Opened 13 years ago
Closed 13 years ago
#3335 closed defect (fixed)
CopyLayer() method should use transactions similar to ogr2ogr
|Reported by:||rdewit||Owned by:||chaitanya|
Description (last modified by )
Copying from any data source to SQLite (at least in Python) is painfully slow when you don't explicitly use transactions.
The generic implementation of the OGRDataSource::CopyLayer() method for a data source should use transactions in a similar way to ogr2ogr by default, and have an option with similar functionality to -gt in ogr2ogr to control how many features are in a transaction.
See discussion here: http://lists.osgeo.org/pipermail/gdal-dev/2010-January/023220.html
Change History (6)
comment:1 by , 13 years ago
|Component:||PythonBindings → OGR_SF|
comment:2 by , 13 years ago
|Status:||new → closed|
comment:3 by , 13 years ago
|Status:||closed → reopened|
I'm a bit skeptical about your approach in implementing this :
- why are 2 loops necessary : the first that fills the area with the read features and the second one that writes them in the destination layer ? why not one single loop ? that would make things much more simple
- The logic of the second loop (line 376->393) seems wrong. If I understand well the code, if poDstLayer->CreateFeature() at line 382 fails, it will set bStopTransaction = FALSE and the test at line 376 will loop again. So I'm pretty sure that this loop will never terminate in that case. Unless that for some reason CreateFeature() on a feature ends up being successful after a few iterations. That might happen with some databases backend. But most of the time the failures will fail each time (for example because of geometry type incompatibility if you copy a layer with multiple geometry types into a layer th). Also I don't understand the purpose of nFeaturesToAdd = i; at line 384.
So basically, I think a simpler and more robust approach when we want to use transactions would be to basically put a StartTransaction() before the loop and a CommitTransaction() afterwards. That would save the current code duplication.

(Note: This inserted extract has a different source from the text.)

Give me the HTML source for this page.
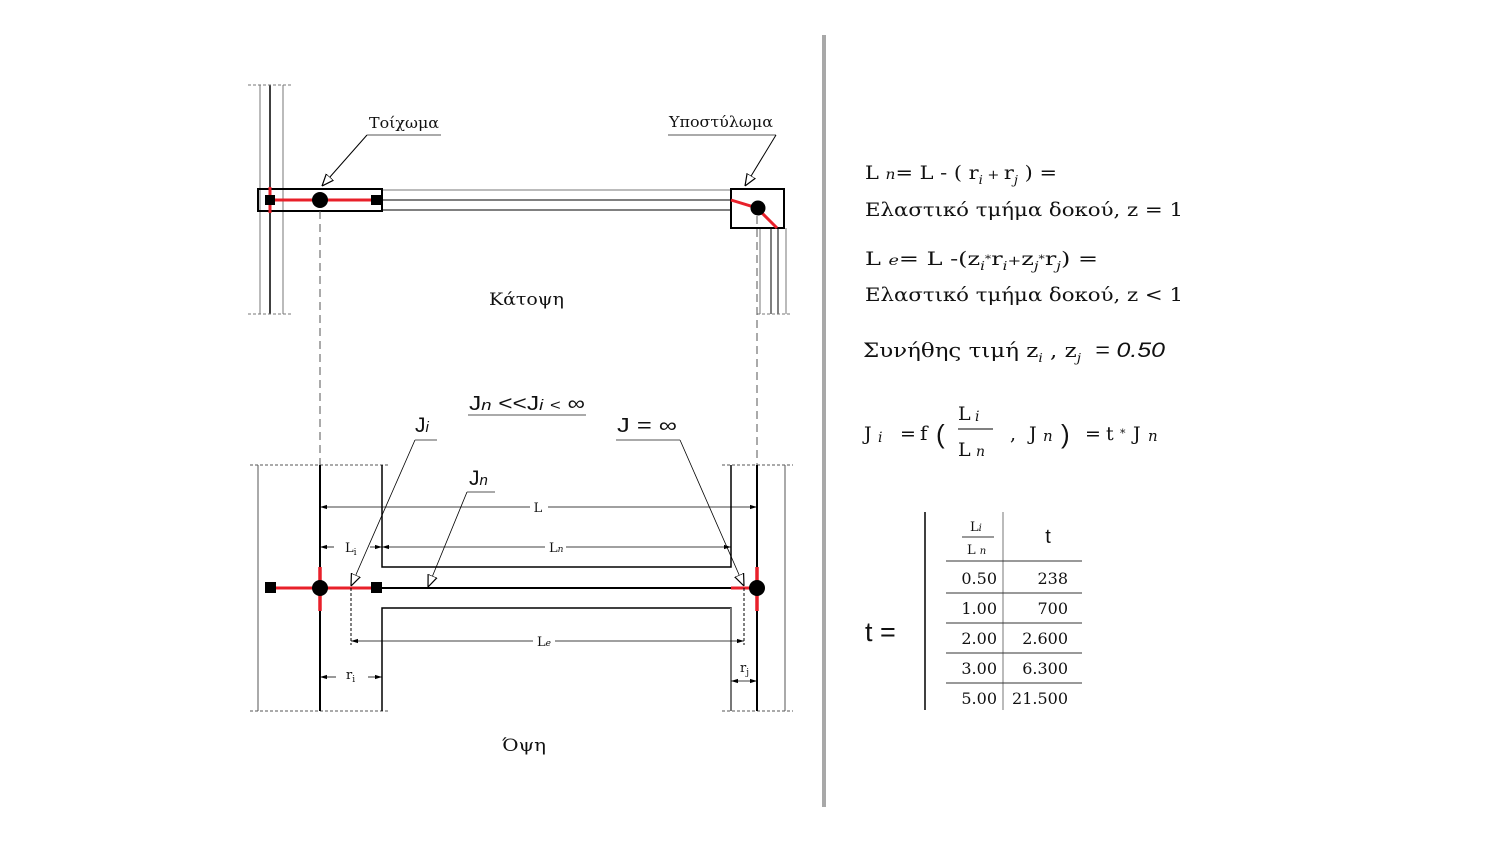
<!DOCTYPE html>
<html><head><meta charset="utf-8"><style>
html,body{margin:0;padding:0;background:#fff}
svg{display:block}
.s{font-family:"DejaVu Serif","Liberation Serif",serif;fill:#111}
.a{font-family:"Liberation Sans","DejaVu Sans",sans-serif;fill:#111}
</style></head><body>
<svg width="1500" height="842" viewBox="0 0 1500 842" xmlns="http://www.w3.org/2000/svg">
<defs>
<marker id="oa" viewBox="0 0 10 10" refX="10" refY="5" markerWidth="12" markerHeight="12" orient="auto" markerUnits="userSpaceOnUse"><path d="M0,1 L10,5 L0,9 Z" fill="#fff" stroke="#000" stroke-width="1"/></marker>
<marker id="da" viewBox="0 0 10 10" refX="10" refY="5" markerWidth="7" markerHeight="7" orient="auto-start-reverse" markerUnits="userSpaceOnUse"><path d="M0,2 L10,5 L0,8 Z" fill="#000"/></marker>
</defs>

<g stroke-width="1">
<line x1="260" y1="85" x2="260" y2="314" stroke="#777"/>
<line x1="270" y1="85" x2="270" y2="314" stroke="#000" stroke-width="1.5"/>
<line x1="283" y1="85" x2="283" y2="314" stroke="#777"/>
<line x1="248" y1="85" x2="292" y2="85" stroke="#777" stroke-dasharray="3,2"/>
<line x1="248" y1="314" x2="292" y2="314" stroke="#777" stroke-dasharray="3,2"/>
<line x1="382" y1="190" x2="730" y2="190" stroke="#777"/>
<line x1="382" y1="200" x2="730" y2="200" stroke="#000"/>
<line x1="382" y1="210" x2="730" y2="210" stroke="#000"/>
<line x1="760" y1="228" x2="760" y2="314" stroke="#777"/>
<line x1="771" y1="228" x2="771" y2="314" stroke="#000"/>
<line x1="778" y1="228" x2="778" y2="314" stroke="#000"/>
<line x1="786" y1="228" x2="786" y2="314" stroke="#777"/>
<line x1="757" y1="314" x2="792" y2="314" stroke="#777" stroke-dasharray="3,2"/>
</g>
<rect x="258" y="189" width="124" height="22" fill="none" stroke="#000" stroke-width="2"/>
<line x1="270" y1="187" x2="270" y2="213" stroke="#e8202a" stroke-width="3"/>
<line x1="270" y1="200" x2="376" y2="200" stroke="#e8202a" stroke-width="3"/>
<rect x="265" y="195" width="10" height="10" fill="#000"/>
<rect x="371" y="195" width="10" height="10" fill="#000"/>
<circle cx="320" cy="200" r="8" fill="#000"/>
<rect x="731" y="189" width="53" height="39" fill="#fff" stroke="#000" stroke-width="2"/>
<polyline points="731,200 757,208 777,228" fill="none" stroke="#e8202a" stroke-width="3"/>
<circle cx="758" cy="208" r="7.5" fill="#000"/>
<line x1="320" y1="211" x2="320" y2="465" stroke="#555" stroke-dasharray="8,5"/>
<line x1="757" y1="216" x2="757" y2="465" stroke="#555" stroke-dasharray="8,5"/>
<text x="369" y="128" class="s" font-size="15" textLength="70" lengthAdjust="spacingAndGlyphs">Τοίχωμα</text>
<line x1="367" y1="135" x2="441" y2="135" stroke="#555"/>
<line x1="367" y1="135" x2="322" y2="186" stroke="#000" marker-end="url(#oa)"/>
<text x="669" y="127" class="s" font-size="15" textLength="104" lengthAdjust="spacingAndGlyphs">Υποστύλωμα</text>
<line x1="668" y1="135" x2="776" y2="135" stroke="#555"/>
<line x1="776" y1="135" x2="745" y2="186" stroke="#000" marker-end="url(#oa)"/>
<text x="489" y="305" class="s" font-size="17" textLength="75" lengthAdjust="spacingAndGlyphs">Κάτοψη</text>

<g>
<line x1="250" y1="465" x2="390" y2="465" stroke="#555" stroke-dasharray="3,2"/>
<line x1="250" y1="711" x2="390" y2="711" stroke="#555" stroke-dasharray="3,2"/>
<line x1="722" y1="465" x2="793" y2="465" stroke="#555" stroke-dasharray="3,2"/>
<line x1="722" y1="711" x2="793" y2="711" stroke="#555" stroke-dasharray="3,2"/>
<line x1="258" y1="465" x2="258" y2="711" stroke="#555"/>
<line x1="320" y1="465" x2="320" y2="711" stroke="#000" stroke-width="2"/>
<polyline points="382,465 382,567 731,567 731,465" fill="none" stroke="#000" stroke-width="1.5"/>
<polyline points="382,711 382,608 731,608 731,711" fill="none" stroke="#000" stroke-width="1.5"/>
<line x1="731" y1="608" x2="731" y2="711" stroke="#777" stroke-width="2"/>
<line x1="757" y1="465" x2="757" y2="711" stroke="#000" stroke-width="2"/>
<line x1="785" y1="465" x2="785" y2="711" stroke="#555"/>
<line x1="382" y1="588" x2="731" y2="588" stroke="#000" stroke-width="2"/>
<line x1="270" y1="588" x2="376" y2="588" stroke="#e8202a" stroke-width="3"/>
<line x1="731" y1="588" x2="757" y2="588" stroke="#e8202a" stroke-width="3"/>
<line x1="320" y1="567" x2="320" y2="611" stroke="#e8202a" stroke-width="3.5"/>
<line x1="757" y1="567" x2="757" y2="611" stroke="#e8202a" stroke-width="3.5"/>
<rect x="265" y="582" width="11" height="11" fill="#000"/>
<rect x="371" y="582" width="11" height="11" fill="#000"/>
<circle cx="320" cy="588" r="8" fill="#000"/>
<circle cx="757" cy="588" r="8" fill="#000"/>
<line x1="351" y1="588" x2="351" y2="645" stroke="#000" stroke-dasharray="3,2"/>
<line x1="744" y1="588" x2="744" y2="645" stroke="#000" stroke-dasharray="3,2"/>
</g>
<g stroke="#000" stroke-width="0.8">
<line x1="320" y1="507" x2="530" y2="507" marker-start="url(#da)"/>
<line x1="548" y1="507" x2="757" y2="507" marker-end="url(#da)"/>
<line x1="320" y1="547" x2="334" y2="547" marker-start="url(#da)"/>
<line x1="370" y1="547" x2="382" y2="547" marker-end="url(#da)"/>
<line x1="382" y1="547" x2="545" y2="547" marker-start="url(#da)"/>
<line x1="566" y1="547" x2="731" y2="547" marker-end="url(#da)"/>
<line x1="351" y1="641" x2="533" y2="641" marker-start="url(#da)"/>
<line x1="555" y1="641" x2="744" y2="641" marker-end="url(#da)"/>
<line x1="320" y1="677" x2="336" y2="677" marker-start="url(#da)"/>
<line x1="368" y1="677" x2="382" y2="677" marker-end="url(#da)"/>
<line x1="731" y1="681" x2="757" y2="681" marker-start="url(#da)" marker-end="url(#da)"/>
</g>
<g class="s" font-size="13">
<text x="538" y="512" text-anchor="middle">L</text>
<text x="345" y="552">L<tspan font-size="9" dy="3">i</tspan></text>
<text x="549" y="552">L<tspan font-size="9" font-style="italic">n</tspan></text>
<text x="537" y="646">L<tspan font-size="9" font-style="italic">e</tspan></text>
<text x="346" y="679">r<tspan font-size="9" dy="3">i</tspan></text>
<text x="740" y="672">r<tspan font-size="9" dy="3">j</tspan></text>
</g>
<text x="415" y="432" class="a" font-size="21">J<tspan font-style="italic" font-size="15">i</tspan></text>
<line x1="415" y1="440" x2="437" y2="440" stroke="#555"/>
<line x1="415" y1="440" x2="351" y2="586" stroke="#000" stroke-width="0.8" marker-end="url(#oa)"/>
<text x="469" y="485" class="a" font-size="21">J<tspan font-style="italic" font-size="15">n</tspan></text>
<line x1="467" y1="492" x2="495" y2="492" stroke="#555"/>
<line x1="467" y1="492" x2="428" y2="587" stroke="#000" stroke-width="0.8" marker-end="url(#oa)"/>
<text x="617" y="432" class="a" font-size="20" textLength="60" lengthAdjust="spacingAndGlyphs">J = ∞</text>
<line x1="616" y1="440" x2="680" y2="440" stroke="#555"/>
<line x1="680" y1="440" x2="744" y2="586" stroke="#000" stroke-width="0.8" marker-end="url(#oa)"/>
<text x="469" y="410" class="a" font-size="20" textLength="116" lengthAdjust="spacingAndGlyphs">J<tspan font-style="italic" font-size="15">n</tspan> &lt;&lt;J<tspan font-style="italic" font-size="15">i</tspan> <tspan font-size="15">&lt;</tspan> ∞</text>
<line x1="468" y1="415" x2="586" y2="415" stroke="#555"/>
<text x="502" y="751" class="s" font-size="17" textLength="44" lengthAdjust="spacingAndGlyphs">Όψη</text>

<line x1="824" y1="35" x2="824" y2="807" stroke="#a8a8a8" stroke-width="4"/>

<g class="s" font-size="19">
<text x="865" y="179" textLength="192" lengthAdjust="spacingAndGlyphs">L <tspan font-style="italic" font-size="14">n</tspan>= L - ( r<tspan font-style="italic" font-size="12" dy="5">i</tspan><tspan dy="-5" font-size="13"> + </tspan>r<tspan font-style="italic" font-size="12" dy="5">j</tspan><tspan dy="-5"> )  =</tspan></text>
<text x="865" y="216" textLength="318" lengthAdjust="spacingAndGlyphs">Ελαστικό τμήμα δοκού, z = 1</text>
<text x="865" y="265" textLength="233" lengthAdjust="spacingAndGlyphs">L <tspan font-style="italic" font-size="14">e</tspan>= L -(z<tspan font-style="italic" font-size="12" dy="5">i</tspan><tspan font-size="10" dy="-8">*</tspan><tspan dy="3">r</tspan><tspan font-style="italic" font-size="12" dy="5">i</tspan><tspan font-size="13" dy="-5">+</tspan>z<tspan font-style="italic" font-size="12" dy="5">j</tspan><tspan font-size="10" dy="-8">*</tspan><tspan dy="3">r</tspan><tspan font-style="italic" font-size="12" dy="5">j</tspan><tspan dy="-5">)  =</tspan></text>
<text x="865" y="301" textLength="318" lengthAdjust="spacingAndGlyphs">Ελαστικό τμήμα δοκού, z &lt; 1</text>
<text x="863" y="357" font-size="20" textLength="218" lengthAdjust="spacingAndGlyphs">Συνήθης τιμή  z<tspan font-style="italic" font-size="12" dy="5">i</tspan><tspan dy="-5"> , z</tspan><tspan font-style="italic" font-size="12" dy="5">j</tspan></text>
<text x="1095" y="357" class="a" font-style="italic" font-size="21" textLength="70" lengthAdjust="spacingAndGlyphs">= 0.50</text>
<text x="864" y="440">J</text><text x="878" y="442" font-style="italic" font-size="14">i</text>
<text x="900" y="440">=</text>
<text x="920" y="440" font-size="20">f</text>
<text x="958" y="420">L</text><text x="975" y="421" font-style="italic" font-size="14">i</text>
<text x="958" y="456">L</text><text x="976" y="456" font-style="italic" font-size="14">n</text>
<text x="1010" y="440">,</text>
<text x="1029" y="440">J</text><text x="1043" y="441" font-style="italic" font-size="15">n</text>
<text x="1085" y="440">=</text>
<text x="1106" y="440">t</text>
<text x="1120" y="437" font-size="11">*</text>
<text x="1133" y="440">J</text><text x="1148" y="441" font-style="italic" font-size="15">n</text>
</g>
<line x1="958" y1="429" x2="993" y2="429" stroke="#000" stroke-width="1"/>
<text x="936" y="443" class="a" font-size="26">(</text>
<text x="1061" y="443" class="a" font-size="26">)</text>

<text x="865" y="641" class="a" font-size="27">t =</text>
<line x1="925" y1="512" x2="925" y2="710" stroke="#000" stroke-width="1.5"/>
<line x1="1003" y1="512" x2="1003" y2="710" stroke="#777"/>
<g stroke="#333" stroke-width="1">
<line x1="946" y1="561" x2="1082" y2="561"/>
<line x1="946" y1="593" x2="1082" y2="593"/>
<line x1="946" y1="623" x2="1082" y2="623"/>
<line x1="946" y1="653" x2="1082" y2="653"/>
<line x1="946" y1="683" x2="1082" y2="683"/>
<line x1="962" y1="537" x2="994" y2="537"/>
</g>
<g class="s" font-size="16">
<text x="970" y="531" font-size="13">L<tspan font-style="italic" font-size="10">i</tspan></text>
<text x="967" y="554" font-size="13">L <tspan font-style="italic" font-size="10">n</tspan></text>
<text x="1048" y="543" class="a" font-size="20" text-anchor="middle">t</text>
<text x="997" y="584" text-anchor="end">0.50</text><text x="1068" y="584" text-anchor="end">238</text>
<text x="997" y="614" text-anchor="end">1.00</text><text x="1068" y="614" text-anchor="end">700</text>
<text x="997" y="644" text-anchor="end">2.00</text><text x="1068" y="644" text-anchor="end">2.600</text>
<text x="997" y="674" text-anchor="end">3.00</text><text x="1068" y="674" text-anchor="end">6.300</text>
<text x="997" y="704" text-anchor="end">5.00</text><text x="1068" y="704" text-anchor="end">21.500</text>
</g>
</svg>
</body></html>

It would be good also to control via the papszOptions the number of features in the group, so as the user to be able to change the hard-coded value or turn it off if wanted.
follow-up: 5 comment:4 by , 13 years ago
Hum, now after a bit of thinking, I understand better how it works. I'm realizing that nFeaturesToAdd = i must indeed prevent from the endless looping, and retry to insert the features in the current group that are placed just before the problematic feature but were discarded because of the RollbackTransaction(). Then once it is done, it stops converting all remaining features, right ?
So, I guess this is OK, but maybe a bit complicated, especially as ogr2ogr is much more basic than this when dealing with failed insertions in the middle of a transaction ;-)
Anyway, I see no test of CopyLayer() in autotest/ogr. And my last run of gcov on GDAL also confirms it is totally untested ( http://even.rouault.free.fr/coverage/ogr/ogrsf_frmts/generic/ogrdatasource.cpp.gcov.html ). It would be desirable that you add testing of it.
comment:5 by , 13 years ago
Replying to rouault: ogr2ogr may have more basic code but I had a hard time following the transaction logic. That is the reason for this approach.
I too noticed the lack of testing. I will add a test in ogr_basic_test.py using the sqlite and pg drivers as destination datasources.
comment:6 by , 13 years ago
|Status:||reopened → closed|
A test was added in ogr_sqlite.py in the context of #3617
Please implement this when convenient.